Content Sequencing
If you’ve been writing for a while, you probably already have more book material than you realize. Blog posts, essays, newsletter issues, journal entries, client notes, talk outlines, even old drafts that felt incomplete at the time can all become the foundation of a strong book. The challenge is not usually finding the content. It’s figuring out how to arrange it so it feels intentional, readable, and unmistakably yours. That’s where content sequencing comes in.
Content sequencing is the art of ordering your existing writing so it builds momentum, creates clarity, and guides the reader through a complete experience. Instead of forcing yourself to invent everything from scratch, you’re shaping what you already have into a structure that feels like a book. And when you do it well, your voice stays intact. In fact, the sequence often helps your voice come through more clearly because the ideas are no longer scattered.

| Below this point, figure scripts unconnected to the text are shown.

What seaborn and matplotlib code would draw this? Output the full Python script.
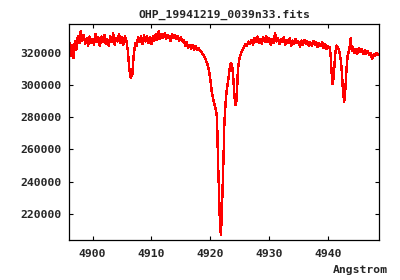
import matplotlib
matplotlib.use("Agg")
import matplotlib.pyplot as plt
import seaborn as sns
import pandas as pd

# Spectrum (wavelength in Angstrom, flux)
wavelength = [
    4896.00, 4896.25, 4896.50, 4896.75, 4897.00, 4897.25, 4897.50, 4897.75,
    4898.00, 4898.25, 4898.50, 4898.75, 4899.00, 4899.25, 4899.50, 4899.75,
    4900.00, 4900.25, 4900.50, 4900.75, 4901.00, 4901.25, 4901.50, 4901.75,
    4902.00, 4902.25, 4902.50, 4902.75, 4903.00, 4903.25, 4903.50, 4903.75,
    4904.00, 4904.25, 4904.50, 4904.75, 4905.00, 4905.25, 4905.50, 4905.75,
    4906.00, 4906.25, 4906.50, 4906.75, 4907.00, 4907.25,
    4907.50, 4907.75, 4908.00, 4908.25, 4908.50, 4908.75, 4909.00, 4909.25,
    4909.50, 4909.75, 4910.00, 4910.25, 4910.50, 4910.75, 4911.00, 4911.25,
    4911.50, 4911.75, 4912.00, 4912.25, 4912.50, 4912.75, 4913.00, 4913.25,
    4913.50, 4913.75, 4914.00, 4914.25, 4914.50, 4914.75, 4915.00, 4915.25,
    4915.50, 4915.75, 4916.00, 4916.25, 4916.50,
    4916.75, 4917.00, 4917.25, 4917.50, 4917.75, 4918.00, 4918.25, 4918.50,
    4918.75, 4919.00, 4919.25, 4919.50, 4919.75, 4920.00, 4920.25, 4920.50,
    4920.75, 4921.00, 4921.15, 4921.30, 4921.50, 4921.65, 4921.80, 4921.95,
    4922.10, 4922.25, 4922.40, 4922.60, 4922.80, 4923.05, 4923.30, 4923.50,
    4923.70, 4923.90, 4924.10, 4924.25, 4924.40, 4924.55, 4924.70, 4924.95,
    4925.20, 4925.45, 4925.70, 4925.95, 4926.25, 4926.50, 4926.75, 4927.00,
    4927.25, 4927.50, 4927.75, 4928.00, 4928.25, 4928.50, 4928.75, 4929.00,
    4929.25, 4929.50, 4929.75, 4930.00, 4930.25, 4930.50, 4930.75, 4931.00,
    4931.25, 4931.50, 4931.75, 4932.00, 4932.25, 4932.50, 4932.75, 4933.00,
    4933.25, 4933.50, 4933.75, 4934.00, 4934.25, 4934.50, 4934.75, 4935.00,
    4935.25, 4935.50, 4935.75, 4936.00, 4936.25, 4936.50, 4936.75, 4937.00,
    4937.25, 4937.50, 4937.75, 4938.00, 4938.25, 4938.50, 4938.75, 4939.00,
    4939.25, 4939.50, 4939.75, 4940.00,
    4940.25, 4940.45, 4940.60, 4940.80, 4941.00, 4941.20, 4941.45, 4941.70,
    4941.95, 4942.15, 4942.35, 4942.55, 4942.75, 4942.95, 4943.15, 4943.35,
    4943.60, 4943.85, 4944.05, 4944.25, 4944.50, 4944.75, 4945.00, 4945.25,
    4945.50, 4945.75, 4946.00, 4946.25, 4946.50, 4946.75, 4947.00, 4947.25,
    4947.50, 4947.75, 4948.00, 4948.25, 4948.50, 4948.75,
]

flux = [
    328500, 318000, 325000, 316500, 327000, 322000, 330500, 326000,
    333500, 327500, 331000, 325500, 329000, 324500, 330000, 326000,
    328500, 325000, 331500, 326500, 329500, 324000, 330000, 327000,
    331000, 325500, 328500, 324500, 330500, 326500, 332000, 325000,
    329000, 327000, 331500, 326000, 329500, 325000, 330000, 327500,
    321000, 310000, 304500, 306500, 319000, 326000,
    324500, 329500, 326500, 330000, 325500, 331000, 327000, 330500,
    326000, 329500, 325500, 330000, 327500, 331500, 328000, 333500,
    328500, 331500, 329000, 332000, 328500, 331000, 329500, 327500,
    331500, 329000, 331000, 328500, 330500, 327500, 329500, 327000,
    328000, 324500, 326500, 323000, 325000,
    322500, 325000, 322000, 324000, 321500, 323000, 321000, 320500,
    319000, 317500, 315500, 313000, 309500, 303500, 296000, 291000,
    287500, 284000, 279000, 255000, 232000, 213500, 207000, 218500,
    237000, 255000, 277000, 289000, 297000, 303000, 310000, 313500,
    313000, 304500, 294000, 287500, 288500, 296000, 310000, 316500,
    319500, 321500, 323500, 325500, 324500, 327000, 325500, 328000,
    325000, 329000, 326500, 330000, 326000, 328500, 325500, 329500,
    327000, 330500, 326500, 329000, 325000, 328500, 326000, 332000,
    327000, 329000, 325500, 328500, 326500, 329500, 325000, 328000,
    326000, 329000, 324500, 327500, 325500, 328500, 326000, 327000,
    323500, 327500, 325000, 328000, 325500, 327000, 324000, 326500,
    324500, 327500, 325000, 326500, 323500, 326000, 324000, 326500,
    323000, 325500, 322500, 324000,
    323500, 318500, 308000, 300500, 306000, 318500, 324500, 323000,
    320500, 316000, 308500, 296000, 289500, 297500, 310000, 318500,
    321500, 329000, 321000, 323500, 320000, 322500, 319500, 323000,
    320500, 322000, 319000, 321500, 319500, 321000, 318500, 320000,
    316000, 319000, 318000, 320000, 318500, 319500,
]

x_ticks = [4900, 4910, 4920, 4930, 4940]
y_ticks = [220000, 240000, 260000, 280000, 300000, 320000]

df = pd.DataFrame({"wavelength": wavelength, "flux": flux})

sns.set_style("ticks")
plt.rcParams['font.family'] = ['DejaVu Sans Mono', 'DejaVu Sans']
plt.rcParams['font.weight'] = 'bold'

fig = plt.figure(figsize=(4, 2.8), dpi=100)
ax = fig.add_axes([0.1725, 0.142, 0.948 - 0.1725, 0.913 - 0.142])

sns.lineplot(data=df, x="wavelength", y="flux", color="red", linewidth=1.0,
             estimator=None, antialiased=False, ax=ax)

ax.set_xlim(4896.0, 4948.7)
ax.set_ylim(203700, 337600)
ax.set_xticks(x_ticks)
ax.set_yticks(y_ticks)
ax.set_xticklabels([str(t) for t in x_ticks], fontsize=8.2, fontweight='bold')
ax.set_yticklabels([str(t) for t in y_ticks], fontsize=8.2, fontweight='bold')
ax.tick_params(direction='in', length=3, width=0.8, top=True, right=True,
               color='black')
ax.tick_params(axis='y', pad=5.5)
ax.tick_params(axis='x', pad=6.5)
for s in ax.spines.values():
    s.set_linewidth(0.9)
    s.set_color('black')

ax.set_xlabel("")
ax.set_ylabel("")
ax.set_title("OHP_19941219_0039n33.fits", fontsize=8.2, fontweight='bold', pad=4.5)
fig.text(0.97, 0.034, "Angstrom", ha='right', va='center', fontsize=8.2,
         fontweight='bold')

fig.savefig("out.png", dpi=100)
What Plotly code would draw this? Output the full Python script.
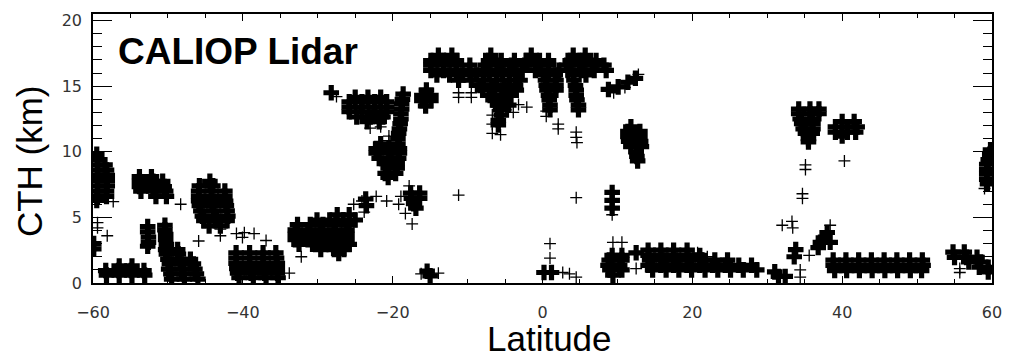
import plotly.graph_objects as go

# ---------------- data ----------------
# Dense cloud features: rows of (CTH km, [latitudes of detections])
left_column = [(9.8, [-59.5]), (9.4, [-59.4]), (9.0, [-59.4, -58.4]), (8.6, [-59.4, -58.2]),
               (8.2, [-59.4, -58.1]), (7.8, [-59.4, -58.1]), (7.4, [-59.4, -58.1]),
               (7.0, [-59.4, -58.2]), (6.6, [-59.4, -58.2]), (6.3, [-59.5]),
               (3.0, [-59.9]), (2.6, [-59.9])]
low_58S = [(1.3, [-56.5, -54.8]), (0.95, [-58.3, -56.6, -54.9, -53.2]), (0.6, [-58.2, -56.5, -54.8, -53.1])]
mid_52S = [(8.1, [-53.8, -52.2]), (7.75, [-53.8, -52.0, -50.7]), (7.35, [-53.8, -52.0, -50.5]),
           (7.0, [-53.6, -51.9, -50.3]), (6.6, [-51.6, -50.2])]
col_52S = [(4.3, [-52.7]), (3.9, [-52.7]), (3.5, [-52.6]), (3.1, [-52.6]), (2.8, [-52.7])]
slope_50S = [(4.4, [-50.4]), (4.05, [-50.4]), (3.7, [-50.3]), (3.3, [-50.3]), (2.95, [-50.2]),
             (2.55, [-50.3, -48.7]), (2.2, [-50.2, -48.6]), (1.8, [-50.0, -48.4, -47.0]),
             (1.45, [-49.8, -48.2, -46.6]), (1.05, [-49.9, -48.2, -46.4]),
             (0.7, [-49.6, -47.9, -46.2]), (0.3, [-49.5, -47.8, -46.0])]
mid_44S = [(7.75, [-44.4]), (7.4, [-45.8, -44.0]), (7.0, [-45.9, -44.2, -42.4]),
           (6.6, [-45.9, -44.2, -42.4]), (6.25, [-45.9, -44.2, -42.3]), (5.9, [-45.8, -44.1, -42.2]),
           (5.5, [-45.6, -43.9, -42.1]), (5.1, [-45.4, -43.7, -42.0]), (4.75, [-45.2, -43.5, -42.1]),
           (4.35, [-44.5, -43.0])]
low_38S = [(2.3, [-40.9, -39.1, -37.3, -35.6]), (1.9, [-40.9, -39.1, -37.3, -35.5]),
           (1.5, [-40.9, -39.1, -37.3, -35.4]), (1.1, [-40.8, -39.0, -37.2, -35.4]),
           (0.75, [-40.7, -38.9, -37.1, -35.4]), (0.4, [-40.5, -38.6, -36.9, -35.3])]
rise_30S = [(5.2, [-27.4, -25.8]), (4.8, [-30.1, -28.4, -26.6, -25.0]),
            (4.45, [-32.7, -31.0, -29.3, -27.6, -25.8]), (4.05, [-33.0, -31.3, -29.6, -27.8, -26.1]),
            (3.7, [-33.0, -31.3, -29.6, -27.8, -26.1]), (3.3, [-33.0, -31.3, -29.6, -27.8, -26.1]),
            (2.95, [-32.5, -30.7, -29.0, -27.3, -25.8]), (2.55, [-29.6, -27.8, -26.5]), (2.25, [-27.2])]
mid_20S = [(6.4, [-23.6]), (5.9, [-23.5]), (6.85, [-17.6, -16.4]), (6.45, [-17.5, -16.4]),
           (6.05, [-17.2]), (5.7, [-16.9]), (0.9, [-15.4]), (0.55, [-15.0])]
high_25S = [(14.5, [-28.2]), (14.15, [-25.0, -23.3, -21.6]), (13.8, [-25.8, -24.1, -22.4, -20.8]),
            (13.4, [-25.8, -24.1, -22.4, -20.8]), (13.05, [-25.8, -24.1, -22.4, -20.8]),
            (12.65, [-24.8, -23.0, -21.3]), (12.3, [-23.4, -21.8])]
column_19S = [(14.4, [-18.6]), (14.0, [-18.7]), (13.65, [-18.8]), (13.25, [-18.8]), (12.9, [-18.9]),
              (12.5, [-18.9]), (12.15, [-19.0]), (11.75, [-19.1]), (11.4, [-19.2]), (11.0, [-19.3]),
              (10.6, [-21.6, -19.3]), (10.25, [-22.2, -20.5, -19.1]), (9.9, [-22.2, -20.5, -19.1]),
              (9.5, [-21.8, -20.2, -19.2]), (9.1, [-20.8, -19.4]), (8.75, [-20.6, -19.4]),
              (8.35, [-21.0, -19.6]), (8.05, [-20.6])]
high_15S = [(14.7, [-15.5]), (14.3, [-16.1, -14.9]), (13.9, [-16.1, -14.9]), (13.5, [-15.6])]
high_band = [(17.35, [-13.9, -12.1, -6.9, -1.5, 4.1, 5.7]),
             (16.95, [-14.9, -13.2, -11.5, -7.2, -5.5, -3.75, -2.1, -0.4, 0.8, 3.7, 5.4, 7.15]),
             (16.6, [-14.9, -13.2, -11.5, -9.7, -7.6, -5.9, -4.15, -2.4, -0.95, 0.8, 3.2, 4.9, 6.6, 8.2]),
             (16.2, [-14.9, -13.2, -11.5, -9.7, -7.9, -6.1, -4.4, -2.7, -0.95, 0.8, 2.2, 3.4, 5.2, 6.9, 8.5]),
             (15.85, [-14.1, -12.4, -10.7, -8.8, -7.1, -5.35, -3.6, 0.1, 1.7, 4.1, 5.8]),
             (15.45, [-11.2, -9.5, -7.8, -6.1, -4.4, -3.0, 0.4, 1.8, 4.2]),
             (15.05, [-8.3, -6.7, -5.1, -3.6, 0.5, 1.8, 4.4]),
             (14.7, [-8.0, -6.4, -4.8, -3.5, 0.6, 1.8, 4.5]),
             (14.3, [-7.0, -5.4, -4.2, 0.8, 4.5]), (13.95, [-6.6, -5.0, 0.9, 4.6]),
             (13.55, [-6.0, -4.5, 1.0, 4.8]), (13.2, [-5.6, 1.0, 4.8]), (12.8, [-5.5]),
             (12.4, [-5.9]), (12.05, [-5.9]),
             (14.75, [8.8]), (14.95, [10.1]), (15.3, [11.4]), (15.6, [12.4])]
high_12N = [(11.9, [11.8]), (11.55, [11.4, 13.0]), (11.15, [11.4, 13.0]), (10.8, [11.5, 13.1]),
            (10.4, [11.8, 13.2]), (10.0, [12.5]), (9.65, [12.6]), (9.3, [12.7])]
low_eq = [(0.8, [0.2, 1.2]), (6.9, [9.3]), (6.3, [9.3]), (5.7, [9.3]),
          (2.1, [9.3, 10.6]), (1.75, [8.9, 10.6]), (1.35, [8.75, 10.3]), (1.0, [9.0, 10.6]),
          (0.6, [9.4]), (2.3, [12.5])]
low_20N = [(2.5, [14.1, 15.8, 17.5, 19.3]), (2.1, [14.1, 15.8, 17.5, 19.3, 21.0]),
           (1.75, [14.3, 16.1, 17.8, 19.5, 21.3, 23.0, 24.7]),
           (1.35, [14.1, 15.8, 17.5, 19.3, 21.0, 22.7, 24.4, 26.2, 27.9]),
           (1.0, [14.7, 16.5, 18.2, 19.9, 21.7, 23.4, 25.1, 26.8, 28.6]),
           (0.85, [31.0]), (0.5, [31.5, 32.4]), (2.55, [33.8]), (2.0, [33.6])]
high_35N = [(13.25, [34.2, 35.7, 36.9]), (12.9, [34.2, 35.7, 36.9]), (12.5, [34.4, 36.0]),
            (12.15, [34.6, 36.1]), (11.75, [34.8, 36.1]), (11.4, [35.1, 36.0]), (11.0, [35.5]),
            (10.75, [35.5]),
            (12.3, [40.0, 41.6]), (11.9, [39.1, 40.7, 42.0]), (11.5, [39.1, 40.7, 41.8]), (11.2, [40.0])]
low_45N = [(3.85, [38.0]), (3.45, [37.5]), (3.1, [37.1, 38.4]), (2.7, [36.8]),
           (1.75, [38.8, 40.5, 42.2, 43.9, 45.6, 47.3, 49.0, 50.7]),
           (1.35, [38.8, 40.5, 42.2, 43.9, 45.6, 47.3, 49.0, 50.8]),
           (0.95, [39.0, 40.6, 42.3, 44.0, 45.7, 47.4, 49.1, 50.6])]
edge_60N = [(2.35, [54.8, 56.3]), (1.95, [55.0, 56.6, 58.0]), (1.6, [56.9, 58.5]), (1.2, [58.3, 59.5]),
            (0.85, [59.5]),
            (10.15, [59.8]), (9.8, [59.7]), (9.4, [59.5]), (9.05, [59.3]), (8.65, [59.3]),
            (8.3, [59.3]), (7.9, [59.3]), (7.55, [59.4])]

# Isolated single detections
single_lat = [-57.3, -59.4, -59.4, -58.1, -48.3, -45.9, -43.0, -43.0, -40.85, -39.8, -38.5, -36.9,
              -40.05, -33.8, -32.2, -25.2, -24.1, -22.2, -20.8, -18.9, -19.2, -23.8, -17.8, -17.4,
              -18.3, -13.9, -16.2, -27.5, -23.0, -21.6, -20.5, -20.5, -11.2, -11.2, -9.5, -9.5, -7.3,
              -6.7, -6.7, -6.7, -5.6, -4.9, -3.9, -3.2, -2.1, 0.5, 0.5, 2.1, 2.1, 4.5, 4.5, 4.6,
              9.5, 11.0, 12.8, -11.2, 4.5, 1.0, 1.0, 2.7, 3.6, 4.5, 9.3, 9.4, 10.6, 12.5, 22.0,
              20.7, 34.4, 34.4, 32.0, 33.3, 33.4, 34.7, 34.7, 35.1, 35.1, 40.3, 38.4, 35.6, 55.7,
              55.7, 59.0]
single_cth = [6.2, 4.6, 4.2, 3.6, 6.0, 3.2, 4.1, 3.6, 3.77, 3.84, 3.77, 3.24,
              3.47, 0.75, 2.0, 6.0, 6.25, 6.6, 6.25, 6.6, 6.0, 5.4, 7.4, 4.5,
              5.3, 0.75, 0.7, 14.2, 11.8, 11.9, 11.2, 10.85, 14.5, 14.15, 14.5, 14.15, 14.3,
              12.8, 12.1, 11.4, 11.3, 13.2, 13.0, 13.6, 13.4, 13.1, 12.7, 12.1, 11.75, 11.5, 11.1, 10.7,
              14.5, 14.9, 15.9, 6.7, 6.5, 3.0, 1.9, 0.8, 0.7, 0.45, 5.2, 3.1, 3.1, 1.1, 2.0,
              2.3, 1.0, 0.45, 4.4, 4.7, 4.2, 6.8, 6.45, 9.0, 8.65, 9.3, 4.4, 2.1, 1.1,
              0.8, 7.2]

x_ticks = [-60, -40, -20, 0, 20, 40, 60]
y_ticks = [0, 5, 10, 15, 20]

features = [left_column, low_58S, mid_52S, col_52S, slope_50S, mid_44S, low_38S, rise_30S, mid_20S,
            high_25S, column_19S, high_15S, high_band, high_12N, low_eq, low_20N, high_35N, low_45N,
            edge_60N]

dense_lat, dense_cth = [], []
for feat in features:
    for c, row in feat:
        for la in row:
            dense_lat.append(la)
            dense_cth.append(c)

fig = go.Figure()
fig.add_trace(go.Scatter(
    x=dense_lat, y=dense_cth, mode="markers",
    marker=dict(symbol="cross", size=13, color="black", line=dict(width=0)),
    hoverinfo="x+y"))
fig.add_trace(go.Scatter(
    x=single_lat, y=single_cth, mode="markers",
    marker=dict(symbol="cross-thin", size=8.5, color="black", line=dict(width=1.3, color="black")),
    hoverinfo="x+y"))

tick_font = dict(family="DejaVu Sans", size=16, color="#333333")
fig.update_xaxes(range=[-60, 60], tickvals=x_ticks, ticks="inside", ticklen=7, tickwidth=1,
                 tickcolor="black", showline=True, linecolor="black", linewidth=1.5, mirror="ticks",
                 minor=dict(dtick=5, tick0=-60, ticks="inside", ticklen=4, tickwidth=1, tickcolor="black"),
                 showgrid=False, zeroline=False, tickfont=tick_font, ticklabelstandoff=14)
fig.update_yaxes(range=[0, 20.5], tickvals=y_ticks, ticks="inside", ticklen=19, tickwidth=1,
                 tickcolor="black", showline=True, linecolor="black", linewidth=1.5, mirror="ticks",
                 minor=dict(dtick=1, tick0=0, ticks="inside", ticklen=9, tickwidth=1, tickcolor="black"),
                 showgrid=False, zeroline=False, tickfont=tick_font, ticklabelstandoff=6)

title_font = "Liberation Sans, Arial, Helvetica, sans-serif"
fig.update_layout(
    width=1013, height=361,
    margin=dict(l=93, r=17, t=11, b=78),
    paper_bgcolor="white", plot_bgcolor="white",
    showlegend=False,
    annotations=[
        dict(text="<b>CALIOP Lidar</b>", xref="paper", yref="paper", x=0.026, y=0.862,
             xanchor="left", yanchor="middle", showarrow=False,
             font=dict(family=title_font, size=37, color="black")),
        dict(text="Latitude", xref="paper", yref="paper", x=0.508, y=-0.2868,
             xanchor="center", yanchor="bottom", showarrow=False,
             font=dict(family=title_font, size=35, color="black")),
        dict(text="CTH (km)", xref="paper", yref="paper", x=-0.0698, y=0.454, textangle=-90,
             xanchor="center", yanchor="middle", showarrow=False,
             font=dict(family=title_font, size=35, color="black")),
    ],
)

fig.write_html("out.html")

The first step is to gather everything without judging it too early. Pull together all the writing that relates to your topic, even if it was created for different audiences or at different times. Once it’s all in one place, look for patterns. Which pieces repeat a theme? Which ones explain a concept from a different angle? Which ones feel like opening thoughts, and which ones sound like deeper dives? You’re not editing yet. You’re listening for the natural shape already hiding inside the material.
Next, think in terms of reader journey rather than publication date. A book is not just a collection of your best writing. It’s an experience that moves someone from curiosity to understanding. Start with the most accessible ideas, then build toward more layered or specific material. If one piece introduces a problem and another offers a solution, those may belong together. If a post shares a personal story that illustrates a larger point, it may work best after the concept has been introduced. Good sequencing makes the reader feel like each idea arrives at exactly the right time.
Then pay attention to transitions. This is where many repurposed books fall apart. A strong article can feel disconnected when it’s dropped next to another strong article with no bridge between them. You may need short connective passages that explain why the next section matters, recap what came before, or gently shift the focus. These transitions don’t have to be long. Often a few well-placed sentences are enough to create flow and make the whole manuscript feel cohesive. Think of them as the stitching that turns individual pieces into one garment.
Finally, protect your voice while you refine the structure. Sequencing should not flatten your personality or make everything sound overly polished and generic. If your writing is warm, keep it warm. If it’s direct, let it stay direct. If you use humor, reflection, or a conversational rhythm, preserve that. A cohesive book doesn’t mean a uniform one. It means the reader can feel one clear mind guiding them through the material, even when the pieces came from different moments in time.
When you approach a manuscript through content sequencing, you stop asking, “Do I have enough original material?” and start asking, “How do I make this material work together?” That shift can be incredibly freeing. You already have the raw ingredients. Now you’re arranging them into something that feels complete, compelling, and true to your voice. And that’s how scattered writing becomes a book people want to keep reading.